[LeetCode] Word Ladder

Given two words (beginWord and endWord), and a dictionary, find the length of shortest transformation sequence from beginWord to endWord, such that:

1. Only one letter can be changed at a time
2. Each intermediate word must exist in the dictionary

For example,

Given:
start = "hit"
end = "cog"
dict = ["hot","dot","dog","lot","log"]

As one shortest transformation is "hit" -> "hot" -> "dot" -> "dog" -> "cog",
return its length 5.

Note:

• Return 0 if there is no such transformation sequence.
• All words have the same length.
• All words contain only lowercase alphabetic characters.
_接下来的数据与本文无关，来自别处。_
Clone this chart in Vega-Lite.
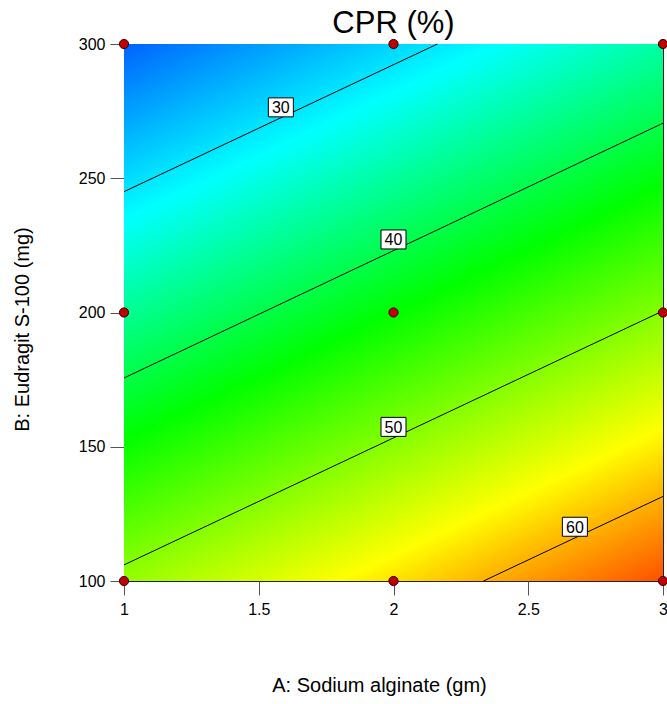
{
  "$schema": "https://vega.github.io/schema/vega-lite/v6.json",
  "width": 539,
  "height": 537,
  "autosize": {"type": "none"},
  "padding": {"left": 124, "top": 44, "right": 4, "bottom": 123},
  "background": "white",
  "config": {"view": {"stroke": "#222", "strokeWidth": 1}, "font": "Liberation Sans"},
  "title": {"text": "CPR (%)", "fontSize": 31, "font": "Liberation Sans", "fontWeight": "normal", "color": "black", "anchor": "middle", "frame": "group", "baseline": "alphabetic", "offset": 10, "dy": 38},
  "datasets": {
    "surface": [{"a0": 1, "a1": 3, "b0": 100, "b1": 300, "cprMin": 22.1, "cprMax": 64.5}],
    "contours": [
      {"level": 30, "a": 1, "b": 245},
      {"level": 30, "a": 2.163, "b": 300},
      {"level": 40, "a": 1, "b": 175.6},
      {"level": 40, "a": 3, "b": 270.5},
      {"level": 50, "a": 1, "b": 106},
      {"level": 50, "a": 3, "b": 200.6},
      {"level": 60, "a": 2.334, "b": 100},
      {"level": 60, "a": 3, "b": 131.5}
    ],
    "labels": [
      {"level": 30, "a": 1.582, "b": 276.4},
      {"level": 40, "a": 2.0, "b": 227.2},
      {"level": 50, "a": 2.0, "b": 157.4},
      {"level": 60, "a": 2.673, "b": 120.2}
    ],
    "design": [
      {"a": 1, "b": 100}, {"a": 1, "b": 200}, {"a": 1, "b": 300},
      {"a": 2, "b": 100}, {"a": 2, "b": 200}, {"a": 2, "b": 300},
      {"a": 3, "b": 100}, {"a": 3, "b": 200}, {"a": 3, "b": 300}
    ]
  },
  "layer": [
    {
      "data": {"name": "surface"},
      "mark": {
        "type": "rect",
        "stroke": null,
        "fill": {
          "gradient": "linear",
          "x1": 0, "y1": 0, "x2": 0.5693, "y2": 1.2038,
          "stops": [
            {"offset": 0, "color": "#0062FF"},
            {"offset": 0.222, "color": "#00FFFF"},
            {"offset": 0.5, "color": "#00FF00"},
            {"offset": 0.807, "color": "#FFFF00"},
            {"offset": 1, "color": "#FF5000"}
          ]
        }
      },
      "encoding": {
        "x": {
          "field": "a0", "type": "quantitative",
          "scale": {"domain": [1, 3], "nice": false, "zero": false},
          "axis": {
            "values": [1, 1.5, 2, 2.5, 3], "format": "~g",
            "title": "A: Sodium alginate (gm)", "titleFontSize": 20, "titleFont": "Liberation Sans",
            "titleFontWeight": "normal", "titleColor": "black",
            "labelFontSize": 16, "labelFont": "Liberation Sans", "labelColor": "black",
            "tickSize": 14, "tickColor": "#555", "domain": false, "grid": false,
            "labelPadding": 6, "labelFlush": false, "labelOverlap": false,
            "titleX": 255, "titleY": 110, "titleBaseline": "alphabetic", "titleAlign": "center"
          }
        },
        "x2": {"field": "a1"},
        "y": {
          "field": "b0", "type": "quantitative",
          "scale": {"domain": [100, 300], "nice": false, "zero": false},
          "axis": {
            "values": [100, 150, 200, 250, 300],
            "title": "B: Eudragit S-100 (mg)", "titleFontSize": 20, "titleFont": "Liberation Sans",
            "titleFontWeight": "normal", "titleColor": "black",
            "labelFontSize": 16, "labelFont": "Liberation Sans", "labelColor": "black",
            "tickSize": 14, "tickColor": "#555", "domain": false, "grid": false,
            "labelPadding": 5, "labelFlush": false, "labelOverlap": false,
            "titleX": -102, "titleY": 285, "titleBaseline": "middle", "titleAlign": "center", "titleAngle": 270
          }
        },
        "y2": {"field": "b1"}
      }
    },
    {
      "data": {"name": "contours"},
      "mark": {"type": "line", "color": "black", "strokeWidth": 1},
      "encoding": {
        "x": {"field": "a", "type": "quantitative"},
        "y": {"field": "b", "type": "quantitative"},
        "detail": {"field": "level", "type": "nominal"},
        "order": {"field": "a", "type": "quantitative"}
      }
    },
    {
      "data": {"name": "labels"},
      "mark": {"type": "point", "shape": "M-1,-0.76L1,-0.76L1,0.76L-1,0.76Z", "size": 625, "filled": true, "fill": "white", "stroke": "black", "strokeWidth": 1, "opacity": 1},
      "encoding": {
        "x": {"field": "a", "type": "quantitative"},
        "y": {"field": "b", "type": "quantitative"}
      }
    },
    {
      "data": {"name": "labels"},
      "mark": {"type": "text", "font": "Liberation Sans", "fontSize": 16, "baseline": "middle", "align": "center", "dy": 1, "color": "black"},
      "encoding": {
        "x": {"field": "a", "type": "quantitative"},
        "y": {"field": "b", "type": "quantitative"},
        "text": {"field": "level", "type": "quantitative"}
      }
    },
    {
      "data": {"name": "design"},
      "mark": {"type": "circle", "size": 85, "color": "#C00000", "stroke": "#300000", "strokeWidth": 1, "opacity": 1},
      "encoding": {
        "x": {"field": "a", "type": "quantitative"},
        "y": {"field": "b", "type": "quantitative"}
      }
    }
  ]
}
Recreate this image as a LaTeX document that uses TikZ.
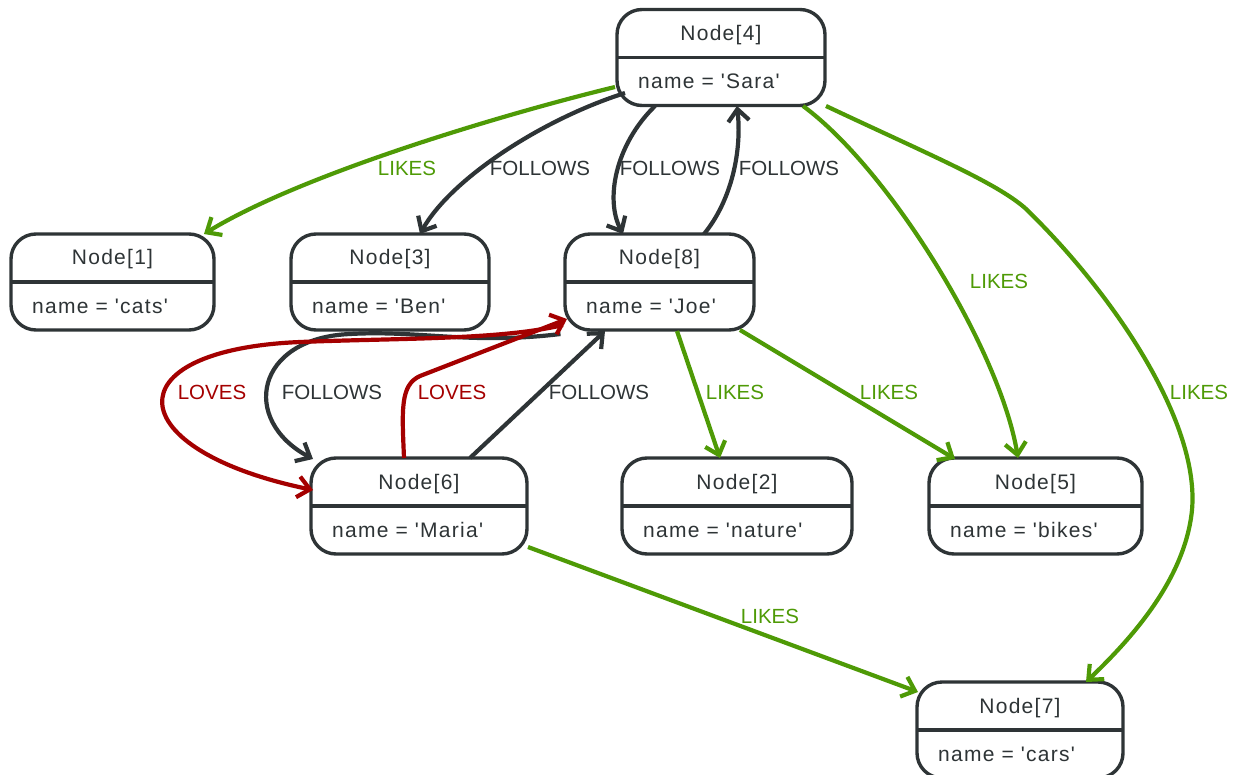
\documentclass[tikz,border=0pt]{standalone}
\usepackage{fontspec}
\setmainfont{Liberation Sans}
\newfontfamily\nodefont[LetterSpace=6]{Liberation Sans}
\usetikzlibrary{arrows.meta,calc}
\definecolor{dk}{HTML}{2E3436}
\definecolor{gr}{HTML}{4E9A06}
\definecolor{rd}{HTML}{A40000}
\newcommand{\gnode}[6]{%
  \node[box,minimum width=#4pt] (#1) at (#2,#3) {};
  \draw[dk,line width=3.4pt] (#1.west) -- (#1.east);
  \node[ttl] (#1t) at ($(#1.center)+(0,-17)$) {#5};
  \node[att] (#1a) at ($(#1.west)+(21,31)$) {#6};
}
\begin{document}
\begin{tikzpicture}[x=1pt,y=-1pt,
  box/.style={draw=dk,fill=white,line width=3.4pt,rounded corners=25pt,minimum height=96pt,inner sep=0pt,outer sep=0pt},
  ttl/.style={anchor=base,text=dk,font=\nodefont\fontsize{21}{25}\selectfont,inner sep=0pt},
  att/.style={anchor=base west,text=dk,font=\nodefont\fontsize{21}{25}\selectfont,inner sep=0pt},
  rel/.style={line width=4.2pt,-{Straight Barb[length=12pt,width=21pt]}},
  fol/.style={rel,draw=dk},
  lik/.style={rel,draw=gr},
  lov/.style={rel,draw=rd},
  lbl/.style={font=\fontsize{20.5}{24}\selectfont,inner sep=0pt},
  flbl/.style={lbl,text=dk},
  glbl/.style={lbl,text=gr},
  rlbl/.style={lbl,text=rd}
]
\useasboundingbox (0,0) rectangle (1241,775);

\gnode{n4}{721}{57.5}{208}{Node[4]}{name = 'Sara'}
\gnode{n1}{112.5}{282}{203}{Node[1]}{name = 'cats'}
\gnode{n3}{390}{282}{198}{Node[3]}{name = 'Ben'}
\gnode{n8}{659.5}{282}{189}{Node[8]}{name = 'Joe'}
\gnode{n6}{419}{506}{216}{Node[6]}{name = 'Maria'}
\gnode{n2}{737}{506}{230}{Node[2]}{name = 'nature'}
\gnode{n5}{1035.5}{506}{213}{Node[5]}{name = 'bikes'}
\gnode{n7}{1020}{730}{206}{Node[7]}{name = 'cars'}

% Sara -> cats
\draw[lik] ($(n4.center)+(-106,29.5)$) .. controls (500,115) and (300,175) .. ($(n1.center)+(91.5,-48)$);
\node[glbl] (l41) at (407,168) {LIKES};
% Sara -> Ben
\draw[fol] ($(n4.center)+(-96,35.5)$) .. controls (540,120) and (450,180) .. ($(n3.center)+(30,-48)$);
\node[flbl] (l43) at (540,168) {FOLLOWS};
% Sara -> Joe
\draw[fol] ($(n4.center)+(-66,48.5)$) .. controls (615,145) and (605,200) .. ($(n8.center)+(-36.5,-48)$);
\node[flbl] (l48) at (670,168) {FOLLOWS};
% Joe -> Sara
\draw[fol] ($(n8.center)+(44.5,-48)$) .. controls (732,200) and (742,150) .. ($(n4.center)+(16,48.5)$);
\node[flbl] (l84) at (789,168) {FOLLOWS};
% Sara -> bikes
\draw[lik] ($(n4.center)+(82,48.5)$) .. controls (890,170) and (1000,350) .. ($(n5.center)+(-17.5,-48)$);
\node[glbl] (l45) at (999,281) {LIKES};
% Sara -> cars
\draw[lik] ($(n4.center)+(105,48.5)$) .. controls (930,155) and (995,182) .. (1025,208)
  .. controls (1110,290) and (1200,420) .. (1192,510)
  .. controls (1185,580) and (1130,640) .. ($(n7.center)+(66,-48)$);
\node[glbl] (l47) at (1199,392) {LIKES};
% Joe -> nature
\draw[lik] ($(n8.center)+(17.5,49)$) -- ($(n2.center)+(-17,-48)$);
\node[glbl] (l82) at (735,392) {LIKES};
% Joe -> bikes
\draw[lik] ($(n8.center)+(80.5,48)$) -- ($(n5.center)+(-80.5,-47)$);
\node[glbl] (l85) at (889,392) {LIKES};
% Maria -> Joe follows
\draw[fol] ($(n6.center)+(51,-48)$) -- ($(n8.center)+(-54.5,49)$);
\node[flbl] (l68f) at (599,392) {FOLLOWS};
% Joe -> Maria follows
\draw[fol] ($(n8.center)+(-99,52)$) .. controls (470,345) and (420,330) .. (350,334)
  .. controls (255,338) and (240,420) .. ($(n6.center)+(-106,-47)$);
\node[flbl] (l86f) at (332,392) {FOLLOWS};
% Joe -> Maria loves
\draw[lov] ($(n8.center)+(-96.5,43)$) .. controls (500,340) and (400,338) .. (300,342)
  .. controls (110,350) and (120,450) .. ($(n6.center)+(-106,-16)$);
\node[rlbl] (l86l) at (212,392) {LOVES};
% Maria -> Joe loves
\draw[lov] ($(n6.center)+(-15,-48)$) .. controls (402,410) and (400,385) .. (420,376) -- ($(n8.center)+(-92.5,37)$);
\node[rlbl] (l68l) at (452,392) {LOVES};
% Maria -> cars
\draw[lik] ($(n6.center)+(109,41)$) -- ($(n7.center)+(-102,-38)$);
\node[glbl] (l67) at (770,616) {LIKES};
\end{tikzpicture}
\end{document}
题目这么长感觉会被吓到，其实这题是典型的广度搜索，为什么用广搜，因为他要求“最短”变换长。每次变一个字母，也就是说每个字母的变换方式决定了那一层的节点数，我们可以一层一层的搜，直到搜到某一层的某个变换刚好是endWord 那么流程结束，因为是一层一层扩占所以保证了结果的最小性。 广搜是最合适的方案。

int ladderLength(string beginWord, string endWord, unordered_set<string>& wordDict) {
    int length = 1;
    if (beginWord == endWord) {
        return length;
    }
    queue<string> q;
    queue<string> t;
    unordered_set<string> checked;
    q.push(beginWord);
    
    while (!q.empty()) {
        string topWord = q.front();
        q.pop();
        
        for (int i = 0; i < topWord.length(); i++) {
            for (char c = 'a'; c <= 'z'; c++) {
                string newWord = topWord;
                newWord.replace(i, 1, string(1, c));
                if (newWord == endWord) {
                    return length + 1;
                }
                if (checked.find(newWord) == checked.end() && wordDict.find(newWord) != wordDict.end()) {
                    t.push(newWord);
                    checked.insert(newWord);
                }
            }
        }
        
        if (q.empty()) {
            length++;
            swap(q, t);
        }
    }
    
    return 0;
}

这里值得一提的trick 是交替使用两个队列，每当一个为空的时候，说明结束了一层的搜索，所以length需要加1，然后使用swap 来将两个队列交换。